---------- Data ----------

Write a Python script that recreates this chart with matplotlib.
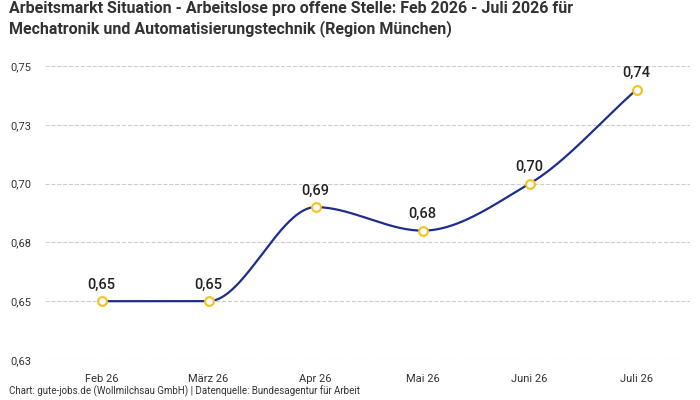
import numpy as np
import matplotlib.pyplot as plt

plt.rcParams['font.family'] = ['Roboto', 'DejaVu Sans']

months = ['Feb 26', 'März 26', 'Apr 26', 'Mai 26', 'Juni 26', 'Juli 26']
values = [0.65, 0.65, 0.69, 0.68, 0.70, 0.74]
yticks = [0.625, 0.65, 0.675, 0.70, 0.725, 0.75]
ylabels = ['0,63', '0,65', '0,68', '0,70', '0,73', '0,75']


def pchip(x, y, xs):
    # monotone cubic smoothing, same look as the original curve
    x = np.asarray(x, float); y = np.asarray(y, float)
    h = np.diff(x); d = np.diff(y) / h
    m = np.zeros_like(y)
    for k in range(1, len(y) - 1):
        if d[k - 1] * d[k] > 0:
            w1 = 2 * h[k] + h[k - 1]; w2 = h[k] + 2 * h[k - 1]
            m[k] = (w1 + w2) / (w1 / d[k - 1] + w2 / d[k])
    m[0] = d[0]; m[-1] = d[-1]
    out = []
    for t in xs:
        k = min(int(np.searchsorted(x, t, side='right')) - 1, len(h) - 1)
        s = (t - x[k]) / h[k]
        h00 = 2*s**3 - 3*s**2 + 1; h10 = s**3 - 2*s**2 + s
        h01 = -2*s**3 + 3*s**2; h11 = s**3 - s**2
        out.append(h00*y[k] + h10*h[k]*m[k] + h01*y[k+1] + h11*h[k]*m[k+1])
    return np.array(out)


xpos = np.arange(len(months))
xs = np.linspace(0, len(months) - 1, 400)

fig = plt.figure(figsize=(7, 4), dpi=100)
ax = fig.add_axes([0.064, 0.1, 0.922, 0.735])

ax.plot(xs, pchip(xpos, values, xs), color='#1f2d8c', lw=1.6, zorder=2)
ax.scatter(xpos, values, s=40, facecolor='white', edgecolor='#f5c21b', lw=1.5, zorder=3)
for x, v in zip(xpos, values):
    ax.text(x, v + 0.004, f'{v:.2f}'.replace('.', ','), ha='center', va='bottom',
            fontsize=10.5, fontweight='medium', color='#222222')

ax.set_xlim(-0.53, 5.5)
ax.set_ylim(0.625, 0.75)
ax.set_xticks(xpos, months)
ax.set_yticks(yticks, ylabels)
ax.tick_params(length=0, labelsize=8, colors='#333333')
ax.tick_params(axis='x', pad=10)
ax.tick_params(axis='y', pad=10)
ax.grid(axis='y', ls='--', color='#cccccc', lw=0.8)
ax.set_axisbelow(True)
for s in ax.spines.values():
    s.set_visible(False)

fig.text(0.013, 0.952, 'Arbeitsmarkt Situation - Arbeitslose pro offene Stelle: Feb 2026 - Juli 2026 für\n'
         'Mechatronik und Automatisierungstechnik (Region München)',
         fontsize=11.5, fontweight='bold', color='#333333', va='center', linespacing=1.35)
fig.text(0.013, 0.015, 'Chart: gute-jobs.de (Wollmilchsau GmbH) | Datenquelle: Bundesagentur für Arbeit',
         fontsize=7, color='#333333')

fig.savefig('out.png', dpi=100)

----------

- _The request_: Leave out the pictures and repeat the lines from the start of the material through the line with "plt.rcParams['font.family'] = ['Roboto', 'DejaVu", inclusive.

- _In response_:
Write a Python script that recreates this chart with matplotlib.
import numpy as np
import matplotlib.pyplot as plt

plt.rcParams['font.family'] = ['Roboto', 'DejaVu Sans']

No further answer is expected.